Somut olayda; sigortalı muris ... 17/01/2011 tarihinde dava dışı ... T.A.Ş"den 25.000,00 TL tüketici kredisi çekmiş, davalı şirket ile davacıların murisi ... arasında 17/01/2011-17/01/2012 tarihleri arasında Kredili Hayat Sigorta Poliçesi imzalanmıştır. Daha sonra 17/01/2012 tarihinde poliçe yenilenmiş ve yeni poliçe 17/01/2012-17/01/2013 tarihlerini kapsar şekilde yenilenmiştir. Sigortalının vefat tarihi(19/07/2012) itibariyle geçerli olan hayat sigorta poliçesinde teminat tutarı 22.600,00 TL olarak belirlenmiştir. Dava konusu ölüm rizikosunun poliçe teminatı kapsamında olduğu dosya kapsamıyla tartışmasızdır.
Mahkemece verilen karardan sonra 07/01/2015 tarihinde davacılar tarafından dava dışı bankaya kredi borcunun tamamının ödendiği anlaşılmıştır.

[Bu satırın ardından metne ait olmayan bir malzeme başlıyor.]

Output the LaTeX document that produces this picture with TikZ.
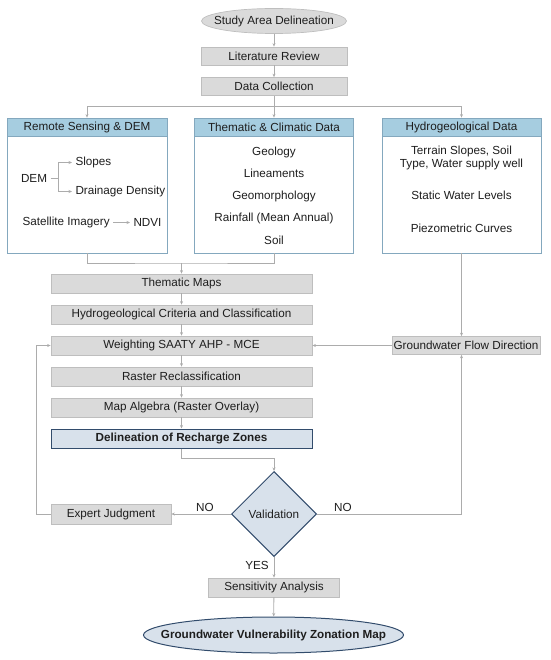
\documentclass[tikz,border=0pt]{standalone}
\usepackage{fontspec}
\setmainfont{Liberation Sans}
\usepackage{tikz}
\usetikzlibrary{shapes.geometric,arrows.meta,positioning,calc}
\definecolor{boxgray}{RGB}{218,218,218}
\definecolor{edgegray}{RGB}{190,190,190}
\definecolor{linegray}{RGB}{172,172,172}
\definecolor{headblue}{RGB}{166,205,224}
\definecolor{colblue}{RGB}{132,168,190}
\definecolor{paleblue}{RGB}{216,225,235}
\definecolor{darkblue}{RGB}{50,76,108}
\definecolor{txtgray}{RGB}{30,30,30}

\begin{document}
\begin{tikzpicture}[x=1pt, y=-1pt,
    font=\fontsize{11.7}{12.5}\selectfont, text=txtgray,
    proc/.style={draw=edgegray, fill=boxgray, line width=0.7pt, minimum height=19, inner sep=1.5pt},
    keybox/.style={draw=darkblue, fill=paleblue, line width=1pt, minimum height=19,
        font=\fontsize{11.7}{12.5}\selectfont\bfseries},
    column/.style={draw=colblue, fill=white, line width=0.8pt, minimum height=135},
    colhead/.style={draw=colblue, fill=headblue, line width=0.8pt, minimum height=18, anchor=north},
    term/.style={ellipse, draw=edgegray, fill=boxgray, line width=0.7pt},
    final/.style={ellipse, draw=darkblue, fill=paleblue, line width=1pt},
    decision/.style={diamond, draw=darkblue, fill=paleblue, line width=1pt,
        minimum width=85, minimum height=85, inner sep=0pt},
    link/.style={draw=linegray, line width=0.8pt},
    arr/.style={link, -{Stealth[length=3.5pt,width=3pt]}}]
    \useasboundingbox (0,0) rectangle (550,660);

    % Start of the flow
    \node[term, minimum width=145, minimum height=25, label=center:Study Area Delineation] (study) at (274,21) {};
    \node[proc, minimum width=146, minimum height=18] (lit) at (274,56) {Literature Review};
    \node[proc, minimum width=146, minimum height=18] (data) at (274,86.5) {Data Collection};

    % Three data groups
    \node[column, minimum width=160] (rs) at (87,185.5) {};
    \node[colhead, minimum width=160] (rshead) at (rs.north) {Remote Sensing \& DEM};
    \node[column, minimum width=159] (th) at (274,185.5) {};
    \node[colhead, minimum width=159] (thhead) at (th.north) {Thematic \& Climatic Data};
    \node[column, minimum width=159] (hy) at (461.5,185.5) {};
    \node[colhead, minimum width=159] (hyhead) at (hy.north) {Hydrogeological Data};

    % Remote sensing items
    \node (dem) at (34,178) {DEM};
    \node[anchor=west] (slope) at (72,162.5) {Slopes};
    \node[anchor=west] (drain) at (72,191.5) {Drainage Density};
    \node[anchor=west] (sat) at (19,222.5) {Satellite Imagery};
    \node[anchor=west] (ndvi) at (130,222.5) {NDVI};
    \coordinate (fork) at (58,178);
    \draw[link] (dem) -- (fork);
    \draw[arr] (fork) |- (slope.west);
    \draw[arr] (fork) |- (drain.west);
    \draw[arr] (sat) -- (ndvi);

    % Thematic items
    \node (geo) at (274,152) {Geology};
    \node (lin) at (274,173.5) {Lineaments};
    \node (morph) at (274,196) {Geomorphology};
    \node (rain) at (274,218) {Rainfall (Mean Annual)};
    \node (soil) at (274,240) {Soil};

    % Hydrogeological items
    \node[align=center] (terrain) at (461.5,158) {Terrain Slopes, Soil\\Type, Water supply well};
    \node (swl) at (461.5,195) {Static Water Levels};
    \node (piezo) at (461.5,228) {Piezometric Curves};

    % Top connectors
    \coordinate (split) at (274,106);
    \draw[arr] (study) -- (lit);
    \draw[arr] (lit) -- (data);
    \draw[arr] (data) -- (th.north);
    \draw[arr] (split) -| (rs.north);
    \draw[arr] (split) -| (hy.north);

    % Processing chain
    \node[proc, minimum width=261] (maps) at (181.5,283.5) {Thematic Maps};
    \node[proc, minimum width=261] (crit) at (181.5,314.5) {Hydrogeological Criteria and Classification};
    \node[proc, minimum width=261] (weight) at (181.5,345.5) {Weighting SAATY AHP - MCE};
    \node[proc, minimum width=261] (recl) at (181.5,376.5) {Raster Reclassification};
    \node[proc, minimum width=261] (alg) at (181.5,407.5) {Map Algebra (Raster Overlay)};
    \node[keybox, minimum width=261] (zones) at (181.5,438.5) {Delineation of Recharge Zones};

    \coordinate (merge) at (181.5,263);
    \draw[link] (rs.south) |- (merge) -| (th.south);
    \draw[arr] (merge) -- (maps);
    \foreach \a/\b in {maps/crit, crit/weight, weight/recl, recl/alg, alg/zones}
        \draw[arr] (\a) -- (\b);

    % Flow direction branch
    \node[proc, minimum height=18] (flow) at (466,345.5) {Groundwater Flow Direction};
    \draw[arr] (hy.south) -- (hy.south |- flow.north);
    \draw[arr] (flow) -- (weight);

    % Validation loop
    \node[decision] (valid) at (274,514) {Validation};
    \node[proc, minimum width=120, minimum height=20] (expert) at (111,514) {Expert Judgment};
    \draw[arr] (zones.south) -- ++(0,10) -| (valid.north);
    \draw[arr] (valid.west) -- (expert.east);
    \node (noleft) at (205,507) {NO};
    \draw[arr] (valid.east) -| (hy.south |- flow.south);
    \node (noright) at (343,507) {NO};
    \draw[arr] (expert.west) -- ++(-14,0) |- (weight.west);

    % Final steps
    \node[proc, minimum width=131] (sens) at (274,587.5) {Sensitivity Analysis};
    \node (yes) at (257,565) {YES};
    \draw[arr] (valid.south) -- (sens.north);
    \node[final, minimum width=260, minimum height=36,
        label={[font=\fontsize{11.7}{12.5}\selectfont\bfseries]center:Groundwater Vulnerability Zonation Map}] (map) at (273.5,635) {};
    \draw[arr] (sens) -- (map);
\end{tikzpicture}
\end{document}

Davacılar tarafından dava dışı Bankaya bakiye kredi borç miktarının ödendiği ve hayat sigorta poliçesinin ölüm halinde borcun kapatılması teminatı için yapıldığı ve davanın da bu miktar üzerinden açıldığı hususları birlikte gözetildiğinde; mahkemece, davacının talebi gözetilerek sigorta poliçesindeki teminat miktarının davacı tarafa iadesine karar verilmesi gerekirken sadece ölüm tarihi ile dava tarihi arasında mirasçılar tarafından yapılan toplam 2.832,35 TL ödeme miktarının davacı tarafa iadesine karar verilmesi isabetli olmadığından kararın bozulması gerekmiştir.
SONUÇ: Yukarıda (1) numaralı bentte açıklanan nedenlerle davalı vekilinin tüm temyiz itirazlarının reddine, (2) numaralı bentte açıklanan nedenlerle davacılar vekilinin temyiz itirazlarının kabulü ile hükmün BOZULMASINA, aşağıda dökümü yazılı 1.302,96 TL kalan onama harcının temyiz eden davalıdan alınmasına, peşin alınan harcın istek halinde temyiz eden davacılara geri verilmesine 23/12/2019 gününde oybirliğiyle karar verildi.